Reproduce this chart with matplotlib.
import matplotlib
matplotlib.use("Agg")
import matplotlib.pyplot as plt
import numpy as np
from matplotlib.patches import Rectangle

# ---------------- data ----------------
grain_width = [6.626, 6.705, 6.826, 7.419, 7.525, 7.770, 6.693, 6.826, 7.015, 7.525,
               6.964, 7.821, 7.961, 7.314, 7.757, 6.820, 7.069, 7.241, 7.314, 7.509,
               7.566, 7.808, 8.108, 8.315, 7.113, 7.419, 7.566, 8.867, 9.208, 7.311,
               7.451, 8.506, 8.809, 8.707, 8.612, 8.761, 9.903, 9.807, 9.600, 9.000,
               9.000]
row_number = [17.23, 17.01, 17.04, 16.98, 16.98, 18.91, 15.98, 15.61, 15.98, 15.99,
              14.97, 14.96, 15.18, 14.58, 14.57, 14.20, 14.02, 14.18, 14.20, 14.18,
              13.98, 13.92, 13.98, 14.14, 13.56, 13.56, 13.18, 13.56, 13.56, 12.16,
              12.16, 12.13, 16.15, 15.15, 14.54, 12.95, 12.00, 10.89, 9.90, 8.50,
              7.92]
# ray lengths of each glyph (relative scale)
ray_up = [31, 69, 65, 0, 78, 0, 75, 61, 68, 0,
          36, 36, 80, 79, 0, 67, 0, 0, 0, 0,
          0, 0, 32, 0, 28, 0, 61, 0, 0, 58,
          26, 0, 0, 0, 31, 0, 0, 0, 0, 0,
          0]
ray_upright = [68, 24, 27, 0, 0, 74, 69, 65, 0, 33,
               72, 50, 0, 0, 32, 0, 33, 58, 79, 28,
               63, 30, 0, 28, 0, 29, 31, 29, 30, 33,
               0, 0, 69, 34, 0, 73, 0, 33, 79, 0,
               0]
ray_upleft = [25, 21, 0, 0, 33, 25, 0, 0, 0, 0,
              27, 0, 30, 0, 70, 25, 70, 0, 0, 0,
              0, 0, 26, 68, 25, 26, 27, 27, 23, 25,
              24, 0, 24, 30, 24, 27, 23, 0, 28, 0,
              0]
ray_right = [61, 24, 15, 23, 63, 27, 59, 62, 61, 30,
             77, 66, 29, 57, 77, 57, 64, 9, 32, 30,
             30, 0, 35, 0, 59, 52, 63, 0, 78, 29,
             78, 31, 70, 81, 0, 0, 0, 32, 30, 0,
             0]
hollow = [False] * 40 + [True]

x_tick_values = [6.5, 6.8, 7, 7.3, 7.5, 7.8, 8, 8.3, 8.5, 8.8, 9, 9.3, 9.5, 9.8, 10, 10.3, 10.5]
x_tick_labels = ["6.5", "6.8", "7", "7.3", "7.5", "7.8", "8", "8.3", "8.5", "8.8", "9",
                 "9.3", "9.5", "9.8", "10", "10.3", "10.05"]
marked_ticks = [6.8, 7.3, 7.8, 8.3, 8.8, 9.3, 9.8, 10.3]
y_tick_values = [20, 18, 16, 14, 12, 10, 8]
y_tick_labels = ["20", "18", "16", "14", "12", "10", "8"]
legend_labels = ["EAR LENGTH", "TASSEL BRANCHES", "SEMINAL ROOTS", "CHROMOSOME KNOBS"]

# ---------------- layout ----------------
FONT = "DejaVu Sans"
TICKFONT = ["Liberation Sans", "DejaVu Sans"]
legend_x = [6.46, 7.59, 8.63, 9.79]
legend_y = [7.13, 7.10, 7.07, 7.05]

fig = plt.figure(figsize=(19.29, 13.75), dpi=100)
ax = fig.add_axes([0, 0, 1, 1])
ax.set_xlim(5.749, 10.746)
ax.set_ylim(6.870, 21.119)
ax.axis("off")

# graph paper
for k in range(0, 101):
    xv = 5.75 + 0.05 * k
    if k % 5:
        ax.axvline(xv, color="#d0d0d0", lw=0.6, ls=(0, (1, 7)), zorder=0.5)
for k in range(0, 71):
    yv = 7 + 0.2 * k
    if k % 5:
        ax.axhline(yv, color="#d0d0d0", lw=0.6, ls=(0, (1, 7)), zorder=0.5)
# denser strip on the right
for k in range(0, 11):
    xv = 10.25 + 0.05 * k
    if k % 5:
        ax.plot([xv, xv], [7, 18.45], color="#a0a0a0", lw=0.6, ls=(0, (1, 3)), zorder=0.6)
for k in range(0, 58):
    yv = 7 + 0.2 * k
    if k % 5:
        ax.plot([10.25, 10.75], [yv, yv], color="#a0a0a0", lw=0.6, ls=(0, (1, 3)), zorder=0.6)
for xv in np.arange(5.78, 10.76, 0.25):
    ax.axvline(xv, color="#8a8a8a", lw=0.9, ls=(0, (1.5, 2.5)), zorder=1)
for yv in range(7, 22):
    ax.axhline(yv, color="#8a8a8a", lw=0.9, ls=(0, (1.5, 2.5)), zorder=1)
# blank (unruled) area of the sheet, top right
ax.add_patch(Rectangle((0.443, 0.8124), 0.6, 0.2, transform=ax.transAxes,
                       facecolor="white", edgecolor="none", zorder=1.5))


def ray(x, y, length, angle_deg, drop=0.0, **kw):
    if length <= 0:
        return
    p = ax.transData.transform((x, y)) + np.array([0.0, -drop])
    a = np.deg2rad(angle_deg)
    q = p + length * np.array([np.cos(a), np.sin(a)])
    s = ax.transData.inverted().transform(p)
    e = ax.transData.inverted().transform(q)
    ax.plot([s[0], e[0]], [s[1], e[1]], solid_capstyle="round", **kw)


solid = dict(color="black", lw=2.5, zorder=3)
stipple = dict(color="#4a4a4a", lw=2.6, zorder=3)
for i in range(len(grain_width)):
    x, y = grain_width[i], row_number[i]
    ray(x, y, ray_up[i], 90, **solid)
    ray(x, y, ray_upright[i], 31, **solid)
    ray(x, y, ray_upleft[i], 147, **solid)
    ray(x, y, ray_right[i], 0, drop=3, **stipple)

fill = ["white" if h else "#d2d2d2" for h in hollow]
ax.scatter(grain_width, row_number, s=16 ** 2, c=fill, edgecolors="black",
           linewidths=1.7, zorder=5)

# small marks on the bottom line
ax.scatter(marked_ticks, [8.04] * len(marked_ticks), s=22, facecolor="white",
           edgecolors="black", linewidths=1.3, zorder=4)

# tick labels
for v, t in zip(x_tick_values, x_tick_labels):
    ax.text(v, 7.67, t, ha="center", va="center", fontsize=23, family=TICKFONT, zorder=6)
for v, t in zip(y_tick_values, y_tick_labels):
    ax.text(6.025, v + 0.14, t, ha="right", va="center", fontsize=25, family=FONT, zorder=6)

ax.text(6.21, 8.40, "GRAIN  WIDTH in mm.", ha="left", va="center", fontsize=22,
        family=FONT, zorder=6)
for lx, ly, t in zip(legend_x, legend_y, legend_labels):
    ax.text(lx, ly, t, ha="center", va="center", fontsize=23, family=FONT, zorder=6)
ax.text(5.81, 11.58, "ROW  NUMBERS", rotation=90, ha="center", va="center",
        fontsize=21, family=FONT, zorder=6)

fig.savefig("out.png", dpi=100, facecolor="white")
==
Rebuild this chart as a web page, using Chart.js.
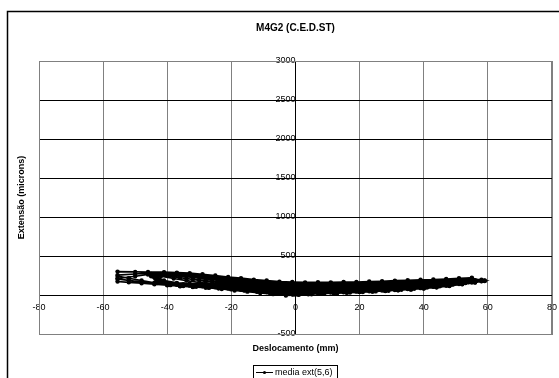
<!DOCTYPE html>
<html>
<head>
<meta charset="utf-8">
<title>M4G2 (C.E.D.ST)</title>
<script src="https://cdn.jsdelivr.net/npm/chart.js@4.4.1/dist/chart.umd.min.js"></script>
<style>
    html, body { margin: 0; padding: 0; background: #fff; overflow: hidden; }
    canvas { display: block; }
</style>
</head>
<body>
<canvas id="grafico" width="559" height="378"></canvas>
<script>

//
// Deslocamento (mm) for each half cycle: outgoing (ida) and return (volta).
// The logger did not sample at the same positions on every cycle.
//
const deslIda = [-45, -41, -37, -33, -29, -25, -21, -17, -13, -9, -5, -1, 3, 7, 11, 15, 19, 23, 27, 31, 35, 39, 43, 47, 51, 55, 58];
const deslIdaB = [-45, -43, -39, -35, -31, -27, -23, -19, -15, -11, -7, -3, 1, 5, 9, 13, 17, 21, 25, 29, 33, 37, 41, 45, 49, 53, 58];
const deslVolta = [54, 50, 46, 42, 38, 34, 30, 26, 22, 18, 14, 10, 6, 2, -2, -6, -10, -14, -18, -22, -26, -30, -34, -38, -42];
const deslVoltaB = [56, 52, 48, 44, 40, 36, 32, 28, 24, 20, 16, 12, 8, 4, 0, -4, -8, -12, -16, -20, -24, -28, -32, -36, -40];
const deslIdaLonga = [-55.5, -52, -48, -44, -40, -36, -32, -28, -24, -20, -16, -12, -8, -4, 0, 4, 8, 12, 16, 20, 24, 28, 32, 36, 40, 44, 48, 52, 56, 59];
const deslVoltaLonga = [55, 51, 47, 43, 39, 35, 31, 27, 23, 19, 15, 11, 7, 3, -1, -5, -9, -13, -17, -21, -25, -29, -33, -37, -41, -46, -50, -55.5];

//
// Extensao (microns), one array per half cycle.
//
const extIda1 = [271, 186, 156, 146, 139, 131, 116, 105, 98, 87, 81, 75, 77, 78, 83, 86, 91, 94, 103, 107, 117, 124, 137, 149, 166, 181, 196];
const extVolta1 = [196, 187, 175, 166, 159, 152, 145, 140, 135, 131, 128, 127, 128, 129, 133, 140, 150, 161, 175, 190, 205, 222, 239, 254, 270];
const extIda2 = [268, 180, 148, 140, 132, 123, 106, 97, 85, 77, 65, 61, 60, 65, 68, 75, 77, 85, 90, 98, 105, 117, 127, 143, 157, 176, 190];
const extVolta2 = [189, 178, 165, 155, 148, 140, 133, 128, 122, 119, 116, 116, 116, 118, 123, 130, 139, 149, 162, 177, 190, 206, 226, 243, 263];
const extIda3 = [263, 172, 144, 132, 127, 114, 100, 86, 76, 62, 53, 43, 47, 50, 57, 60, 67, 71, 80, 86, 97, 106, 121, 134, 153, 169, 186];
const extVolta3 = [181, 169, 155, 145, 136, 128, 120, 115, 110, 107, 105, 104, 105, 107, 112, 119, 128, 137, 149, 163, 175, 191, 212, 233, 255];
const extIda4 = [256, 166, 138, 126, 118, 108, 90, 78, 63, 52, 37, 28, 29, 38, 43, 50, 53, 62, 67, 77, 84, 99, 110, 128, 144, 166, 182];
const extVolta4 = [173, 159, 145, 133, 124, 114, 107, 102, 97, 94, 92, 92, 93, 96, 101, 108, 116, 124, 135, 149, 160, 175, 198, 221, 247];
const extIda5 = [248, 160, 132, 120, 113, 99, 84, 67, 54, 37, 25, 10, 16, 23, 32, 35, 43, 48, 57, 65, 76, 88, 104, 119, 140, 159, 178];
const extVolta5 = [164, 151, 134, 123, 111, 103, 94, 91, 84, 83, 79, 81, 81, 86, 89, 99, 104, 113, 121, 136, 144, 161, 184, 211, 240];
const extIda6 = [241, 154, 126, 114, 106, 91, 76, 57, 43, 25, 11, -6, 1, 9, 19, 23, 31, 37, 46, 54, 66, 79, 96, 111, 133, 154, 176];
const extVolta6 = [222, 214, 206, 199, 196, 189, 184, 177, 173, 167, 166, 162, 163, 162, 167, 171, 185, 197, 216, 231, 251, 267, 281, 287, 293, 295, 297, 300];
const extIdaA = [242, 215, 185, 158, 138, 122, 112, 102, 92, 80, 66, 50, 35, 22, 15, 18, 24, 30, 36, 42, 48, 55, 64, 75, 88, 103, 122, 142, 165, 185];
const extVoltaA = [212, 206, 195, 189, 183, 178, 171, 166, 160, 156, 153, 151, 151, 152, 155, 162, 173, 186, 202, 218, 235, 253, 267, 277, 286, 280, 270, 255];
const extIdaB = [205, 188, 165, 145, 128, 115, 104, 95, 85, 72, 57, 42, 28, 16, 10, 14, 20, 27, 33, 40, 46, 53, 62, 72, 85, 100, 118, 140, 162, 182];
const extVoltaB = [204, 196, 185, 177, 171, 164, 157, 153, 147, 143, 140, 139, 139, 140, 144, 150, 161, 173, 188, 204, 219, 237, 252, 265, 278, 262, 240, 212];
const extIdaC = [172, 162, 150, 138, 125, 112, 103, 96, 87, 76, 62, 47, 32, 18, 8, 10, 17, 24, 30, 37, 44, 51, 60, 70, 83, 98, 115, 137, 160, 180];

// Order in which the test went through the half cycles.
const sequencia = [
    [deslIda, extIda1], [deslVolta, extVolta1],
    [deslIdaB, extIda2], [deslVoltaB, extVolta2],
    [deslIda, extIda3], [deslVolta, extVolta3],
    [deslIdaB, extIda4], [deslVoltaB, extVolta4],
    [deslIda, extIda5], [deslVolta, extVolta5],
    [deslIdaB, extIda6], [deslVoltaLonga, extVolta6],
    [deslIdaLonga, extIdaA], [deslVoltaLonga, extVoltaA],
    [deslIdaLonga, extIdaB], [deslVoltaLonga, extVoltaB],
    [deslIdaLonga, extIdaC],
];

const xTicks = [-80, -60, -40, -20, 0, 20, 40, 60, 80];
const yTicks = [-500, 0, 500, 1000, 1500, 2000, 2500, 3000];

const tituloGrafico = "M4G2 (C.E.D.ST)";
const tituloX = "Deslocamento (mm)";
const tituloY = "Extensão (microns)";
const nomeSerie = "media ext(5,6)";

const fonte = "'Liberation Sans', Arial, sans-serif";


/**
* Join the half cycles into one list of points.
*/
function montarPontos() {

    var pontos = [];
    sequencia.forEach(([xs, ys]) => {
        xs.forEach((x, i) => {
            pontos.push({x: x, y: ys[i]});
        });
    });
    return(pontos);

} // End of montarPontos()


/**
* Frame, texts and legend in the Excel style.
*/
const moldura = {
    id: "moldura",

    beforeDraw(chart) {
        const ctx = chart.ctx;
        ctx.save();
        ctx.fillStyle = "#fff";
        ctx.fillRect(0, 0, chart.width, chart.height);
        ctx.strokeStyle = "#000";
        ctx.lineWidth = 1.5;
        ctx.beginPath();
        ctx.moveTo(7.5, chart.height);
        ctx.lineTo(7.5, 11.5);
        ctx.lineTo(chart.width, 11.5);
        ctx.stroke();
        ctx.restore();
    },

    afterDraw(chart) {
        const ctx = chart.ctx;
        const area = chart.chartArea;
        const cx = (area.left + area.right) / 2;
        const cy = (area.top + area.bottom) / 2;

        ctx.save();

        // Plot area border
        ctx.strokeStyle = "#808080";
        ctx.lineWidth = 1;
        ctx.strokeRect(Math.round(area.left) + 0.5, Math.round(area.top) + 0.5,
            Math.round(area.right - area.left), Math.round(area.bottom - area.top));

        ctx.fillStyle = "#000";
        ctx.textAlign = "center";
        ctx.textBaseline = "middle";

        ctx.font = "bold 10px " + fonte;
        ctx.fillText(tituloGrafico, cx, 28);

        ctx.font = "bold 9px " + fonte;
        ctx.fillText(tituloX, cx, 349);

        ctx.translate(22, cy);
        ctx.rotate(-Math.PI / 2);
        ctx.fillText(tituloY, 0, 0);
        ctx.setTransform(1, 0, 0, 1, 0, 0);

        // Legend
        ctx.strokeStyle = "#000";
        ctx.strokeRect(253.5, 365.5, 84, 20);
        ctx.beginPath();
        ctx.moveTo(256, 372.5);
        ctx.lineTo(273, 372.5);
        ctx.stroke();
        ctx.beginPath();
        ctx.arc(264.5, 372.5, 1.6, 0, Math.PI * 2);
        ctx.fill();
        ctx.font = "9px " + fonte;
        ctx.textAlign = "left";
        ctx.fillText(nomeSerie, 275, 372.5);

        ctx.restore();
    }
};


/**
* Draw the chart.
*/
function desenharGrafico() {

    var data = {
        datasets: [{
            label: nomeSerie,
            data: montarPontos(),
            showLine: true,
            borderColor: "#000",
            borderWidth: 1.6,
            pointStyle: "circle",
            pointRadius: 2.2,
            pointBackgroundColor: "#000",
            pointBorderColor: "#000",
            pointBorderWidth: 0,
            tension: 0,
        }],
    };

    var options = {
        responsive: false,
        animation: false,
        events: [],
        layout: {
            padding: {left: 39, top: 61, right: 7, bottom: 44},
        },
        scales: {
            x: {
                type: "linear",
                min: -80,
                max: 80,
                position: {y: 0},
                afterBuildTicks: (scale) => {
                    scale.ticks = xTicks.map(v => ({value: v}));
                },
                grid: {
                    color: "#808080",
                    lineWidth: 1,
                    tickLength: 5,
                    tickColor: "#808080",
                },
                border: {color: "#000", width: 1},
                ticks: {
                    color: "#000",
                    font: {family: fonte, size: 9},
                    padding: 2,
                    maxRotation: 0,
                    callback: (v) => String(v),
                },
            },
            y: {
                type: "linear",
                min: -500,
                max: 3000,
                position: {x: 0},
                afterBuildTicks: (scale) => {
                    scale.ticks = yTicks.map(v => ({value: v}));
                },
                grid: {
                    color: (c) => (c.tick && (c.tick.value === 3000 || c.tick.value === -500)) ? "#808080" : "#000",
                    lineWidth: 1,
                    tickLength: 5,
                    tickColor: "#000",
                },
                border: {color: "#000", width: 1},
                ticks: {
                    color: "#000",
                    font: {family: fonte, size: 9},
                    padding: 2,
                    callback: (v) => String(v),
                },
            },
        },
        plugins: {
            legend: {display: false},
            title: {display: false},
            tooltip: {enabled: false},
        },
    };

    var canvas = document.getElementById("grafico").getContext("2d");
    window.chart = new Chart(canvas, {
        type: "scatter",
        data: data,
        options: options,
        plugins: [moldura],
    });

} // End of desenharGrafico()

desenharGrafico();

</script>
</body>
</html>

■ Set exercise:
Exactly as written, return the lines from the line containing "Reproduce this chart with matplotlib." through the line containing "from matplotlib.patches import Rectangle", both included.

■ Expected output:
Reproduce this chart with matplotlib.
import matplotlib
matplotlib.use("Agg")
import matplotlib.pyplot as plt
import numpy as np
from matplotlib.patches import Rectangle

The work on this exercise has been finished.